TASK DESCRIPTION: Extract the lines between the ones holding "What matplotlib code" and "mc_y = [8, 20.4]", inclusive, exactly as written and nothing more.

EXTRACTED MATERIAL:
══════
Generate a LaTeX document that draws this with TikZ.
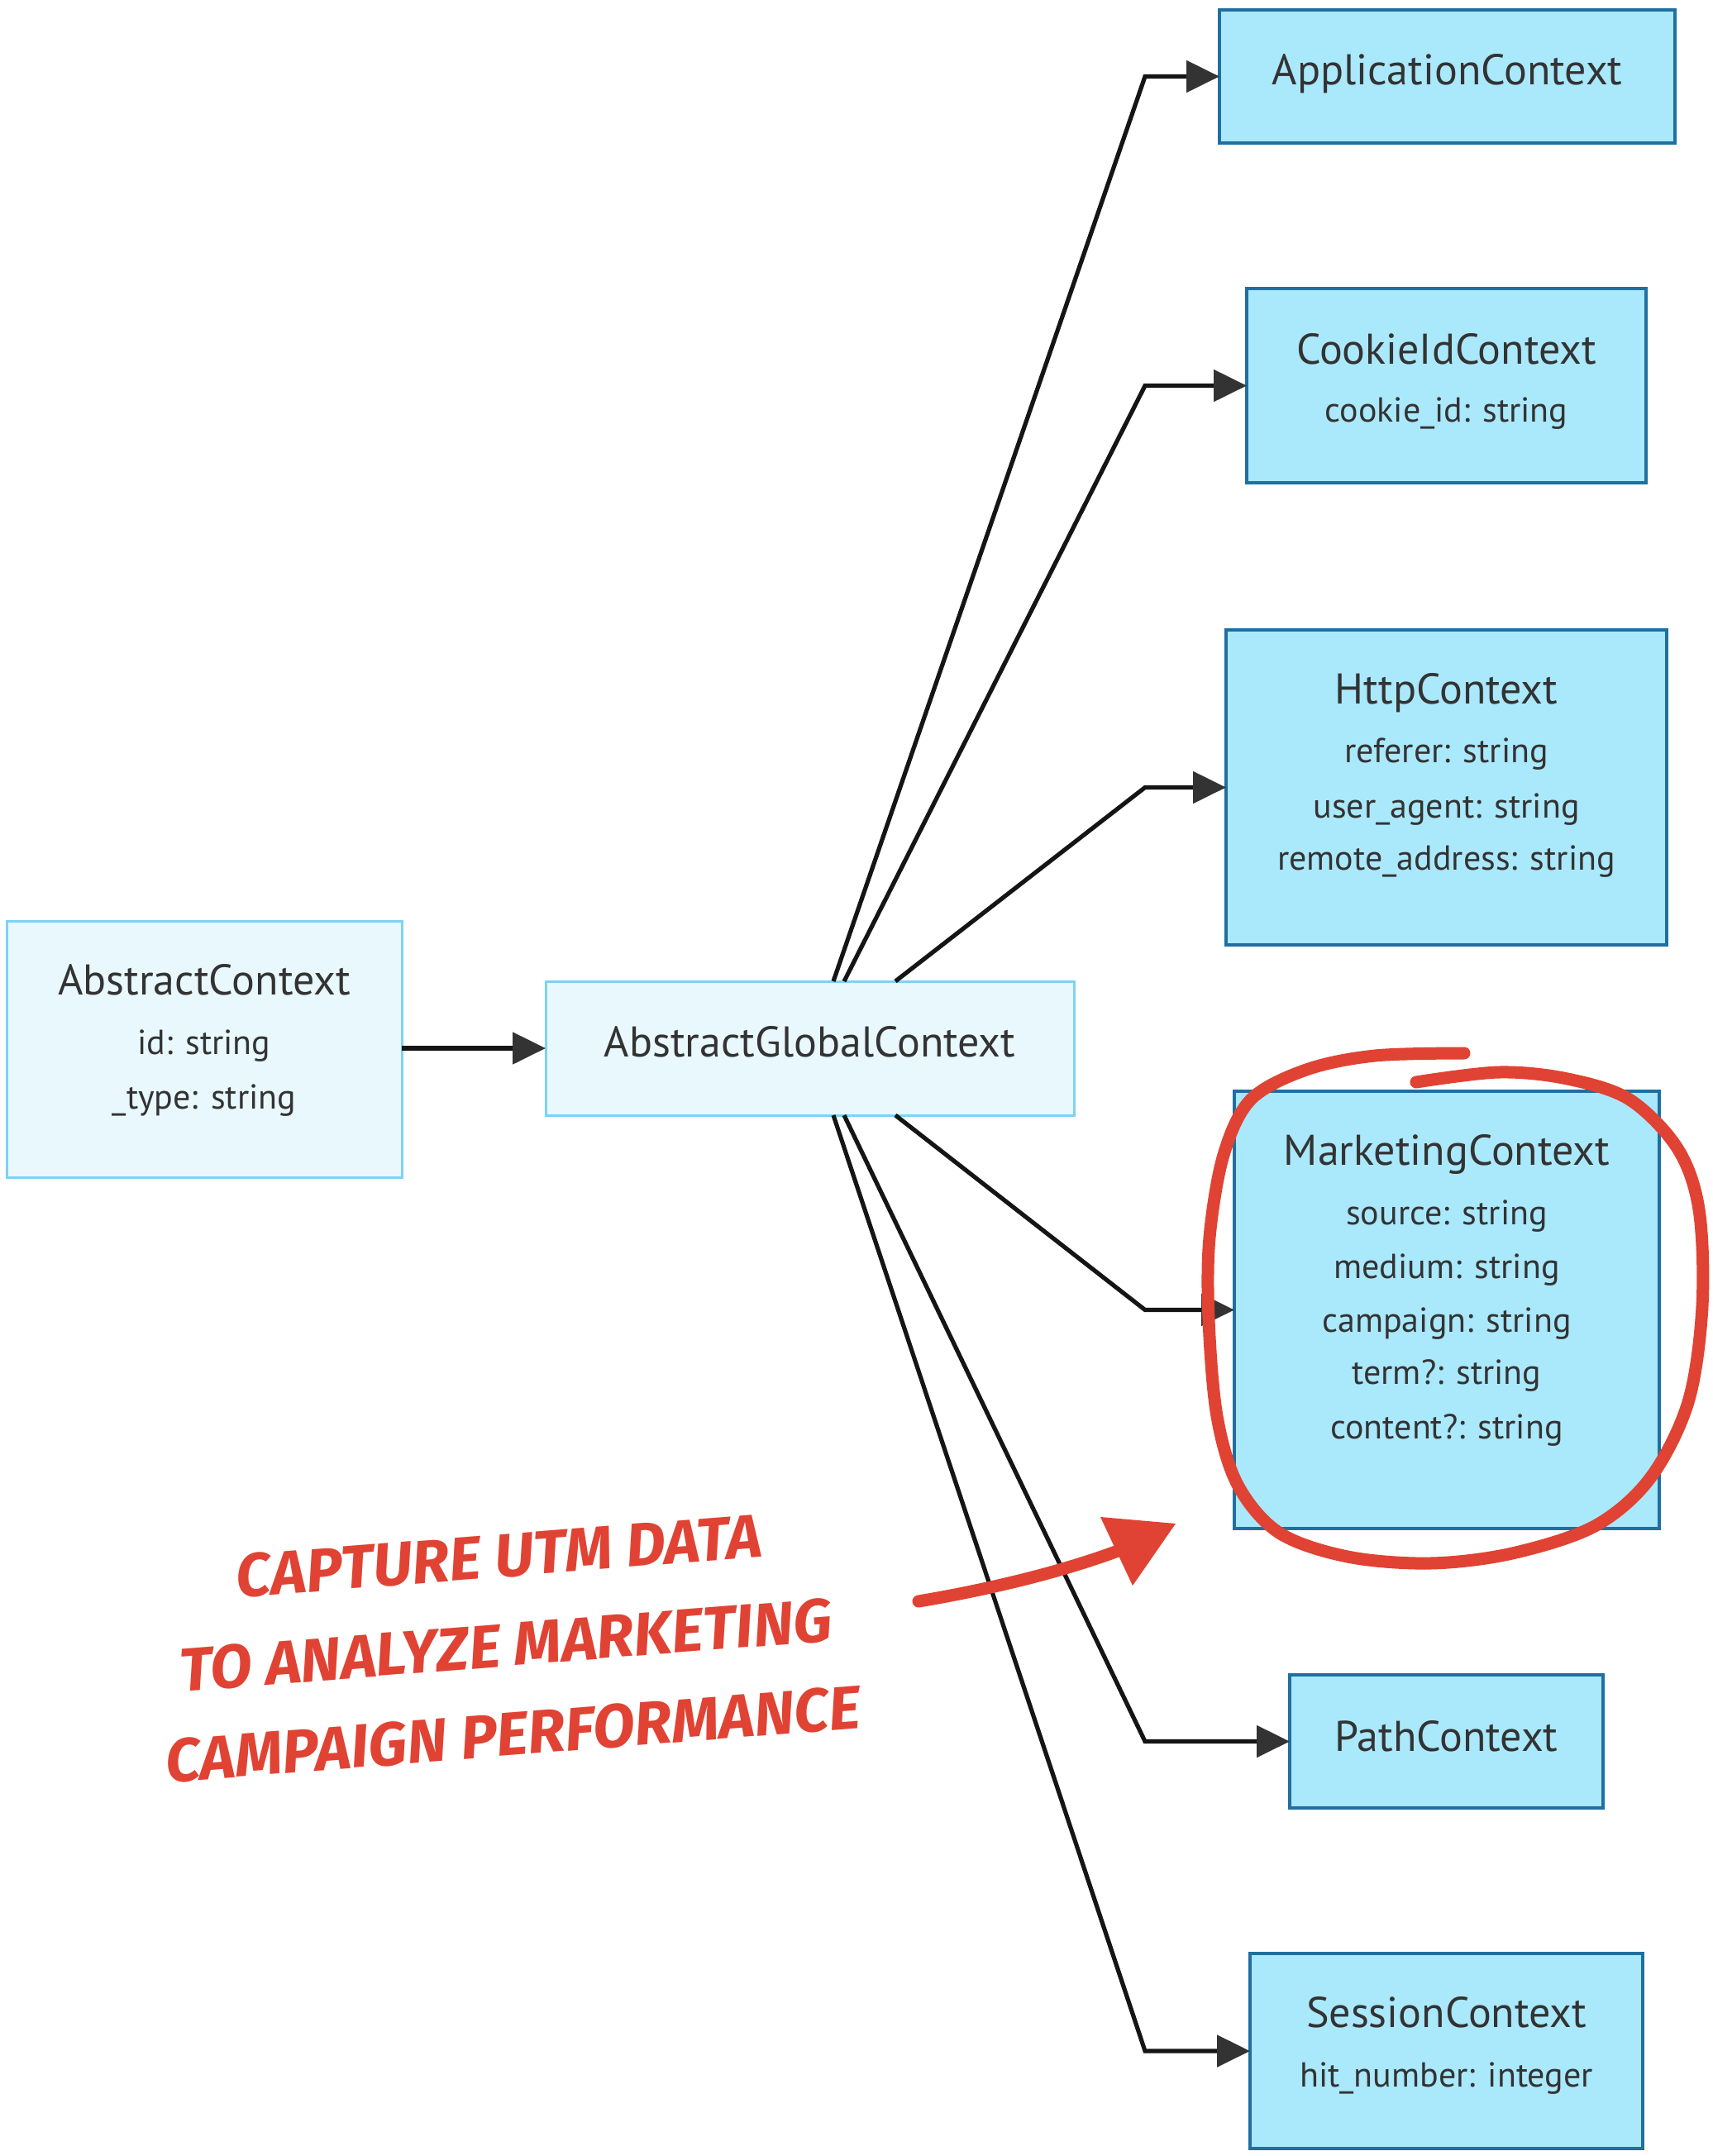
══════
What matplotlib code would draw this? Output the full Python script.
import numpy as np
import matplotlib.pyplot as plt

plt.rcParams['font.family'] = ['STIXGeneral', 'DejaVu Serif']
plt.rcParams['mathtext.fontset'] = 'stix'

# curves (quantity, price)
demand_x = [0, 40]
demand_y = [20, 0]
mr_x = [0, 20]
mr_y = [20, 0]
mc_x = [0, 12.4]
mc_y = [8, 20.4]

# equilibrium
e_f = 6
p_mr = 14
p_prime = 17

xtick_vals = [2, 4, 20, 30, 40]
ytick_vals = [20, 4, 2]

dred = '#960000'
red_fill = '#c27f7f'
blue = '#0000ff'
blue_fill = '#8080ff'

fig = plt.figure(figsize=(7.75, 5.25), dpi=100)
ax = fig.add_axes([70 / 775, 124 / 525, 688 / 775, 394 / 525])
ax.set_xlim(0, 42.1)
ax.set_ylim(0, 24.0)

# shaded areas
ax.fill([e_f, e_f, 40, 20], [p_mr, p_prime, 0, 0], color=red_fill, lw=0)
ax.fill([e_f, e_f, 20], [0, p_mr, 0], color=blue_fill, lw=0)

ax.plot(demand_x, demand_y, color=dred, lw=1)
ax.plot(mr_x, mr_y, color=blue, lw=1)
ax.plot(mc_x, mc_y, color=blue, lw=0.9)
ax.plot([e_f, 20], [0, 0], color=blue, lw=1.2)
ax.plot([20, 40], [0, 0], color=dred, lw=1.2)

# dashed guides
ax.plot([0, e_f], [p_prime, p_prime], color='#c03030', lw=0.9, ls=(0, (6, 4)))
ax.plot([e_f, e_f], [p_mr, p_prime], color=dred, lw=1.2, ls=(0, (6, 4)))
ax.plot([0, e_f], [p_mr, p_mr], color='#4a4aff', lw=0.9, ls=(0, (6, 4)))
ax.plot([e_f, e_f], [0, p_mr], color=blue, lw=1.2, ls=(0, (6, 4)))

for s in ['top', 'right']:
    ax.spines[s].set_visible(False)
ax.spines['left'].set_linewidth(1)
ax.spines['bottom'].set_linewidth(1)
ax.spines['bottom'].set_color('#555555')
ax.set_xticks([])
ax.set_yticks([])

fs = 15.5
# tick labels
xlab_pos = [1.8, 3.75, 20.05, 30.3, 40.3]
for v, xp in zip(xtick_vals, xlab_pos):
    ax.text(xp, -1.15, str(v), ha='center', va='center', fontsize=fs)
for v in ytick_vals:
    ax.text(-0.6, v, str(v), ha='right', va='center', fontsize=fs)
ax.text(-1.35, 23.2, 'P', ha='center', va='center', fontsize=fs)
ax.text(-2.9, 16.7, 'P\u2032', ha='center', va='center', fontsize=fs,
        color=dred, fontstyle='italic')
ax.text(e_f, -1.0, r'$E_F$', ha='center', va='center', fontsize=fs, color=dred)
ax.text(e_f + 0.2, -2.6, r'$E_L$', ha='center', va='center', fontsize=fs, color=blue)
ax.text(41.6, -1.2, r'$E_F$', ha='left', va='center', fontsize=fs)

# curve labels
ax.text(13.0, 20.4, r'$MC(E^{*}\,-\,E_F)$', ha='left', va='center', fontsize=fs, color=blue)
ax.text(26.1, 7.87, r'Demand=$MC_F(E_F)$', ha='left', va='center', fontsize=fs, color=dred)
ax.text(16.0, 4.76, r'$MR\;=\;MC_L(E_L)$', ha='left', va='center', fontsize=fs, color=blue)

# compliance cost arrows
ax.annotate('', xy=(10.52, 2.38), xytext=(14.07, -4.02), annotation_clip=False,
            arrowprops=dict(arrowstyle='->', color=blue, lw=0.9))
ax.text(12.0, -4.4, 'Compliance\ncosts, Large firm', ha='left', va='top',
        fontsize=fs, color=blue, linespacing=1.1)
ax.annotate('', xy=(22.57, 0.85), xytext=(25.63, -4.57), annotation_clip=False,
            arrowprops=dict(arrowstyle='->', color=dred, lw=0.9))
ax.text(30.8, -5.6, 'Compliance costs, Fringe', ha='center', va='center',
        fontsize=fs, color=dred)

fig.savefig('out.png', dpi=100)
══════
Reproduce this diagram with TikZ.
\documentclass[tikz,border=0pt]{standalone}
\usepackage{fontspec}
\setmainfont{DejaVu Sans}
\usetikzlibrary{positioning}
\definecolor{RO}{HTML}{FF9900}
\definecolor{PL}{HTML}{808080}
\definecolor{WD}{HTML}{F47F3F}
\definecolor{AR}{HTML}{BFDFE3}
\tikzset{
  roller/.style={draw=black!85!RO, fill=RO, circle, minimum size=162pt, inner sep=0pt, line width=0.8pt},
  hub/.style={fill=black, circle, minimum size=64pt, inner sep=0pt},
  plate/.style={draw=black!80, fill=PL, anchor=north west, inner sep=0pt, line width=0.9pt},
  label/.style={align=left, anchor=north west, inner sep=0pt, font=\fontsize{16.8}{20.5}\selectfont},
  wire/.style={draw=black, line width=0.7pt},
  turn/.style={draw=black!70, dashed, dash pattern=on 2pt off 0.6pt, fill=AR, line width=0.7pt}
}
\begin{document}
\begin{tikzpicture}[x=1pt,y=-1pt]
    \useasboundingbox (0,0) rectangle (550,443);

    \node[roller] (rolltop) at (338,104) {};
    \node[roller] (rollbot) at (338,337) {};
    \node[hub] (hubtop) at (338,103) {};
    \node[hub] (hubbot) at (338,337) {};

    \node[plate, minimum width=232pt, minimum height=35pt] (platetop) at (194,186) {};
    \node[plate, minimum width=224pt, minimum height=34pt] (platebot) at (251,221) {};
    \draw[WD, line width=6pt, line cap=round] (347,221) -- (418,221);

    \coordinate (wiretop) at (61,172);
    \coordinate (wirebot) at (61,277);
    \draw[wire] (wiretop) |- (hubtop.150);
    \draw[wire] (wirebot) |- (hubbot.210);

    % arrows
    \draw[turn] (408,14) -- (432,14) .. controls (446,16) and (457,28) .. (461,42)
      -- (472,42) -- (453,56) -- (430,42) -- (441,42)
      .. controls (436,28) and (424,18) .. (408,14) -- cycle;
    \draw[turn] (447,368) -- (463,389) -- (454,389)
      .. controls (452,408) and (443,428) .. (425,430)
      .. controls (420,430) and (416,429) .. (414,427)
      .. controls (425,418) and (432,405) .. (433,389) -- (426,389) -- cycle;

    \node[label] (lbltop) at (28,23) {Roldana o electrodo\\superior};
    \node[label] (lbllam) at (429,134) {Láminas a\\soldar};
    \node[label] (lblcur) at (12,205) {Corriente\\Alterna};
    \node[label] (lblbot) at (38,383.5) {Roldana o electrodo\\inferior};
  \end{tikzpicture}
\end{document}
══════
OUTPUT BELOW:
What matplotlib code would draw this? Output the full Python script.
import numpy as np
import matplotlib.pyplot as plt

plt.rcParams['font.family'] = ['STIXGeneral', 'DejaVu Serif']
plt.rcParams['mathtext.fontset'] = 'stix'

# curves (quantity, price)
demand_x = [0, 40]
demand_y = [20, 0]
mr_x = [0, 20]
mr_y = [20, 0]
mc_x = [0, 12.4]
mc_y = [8, 20.4]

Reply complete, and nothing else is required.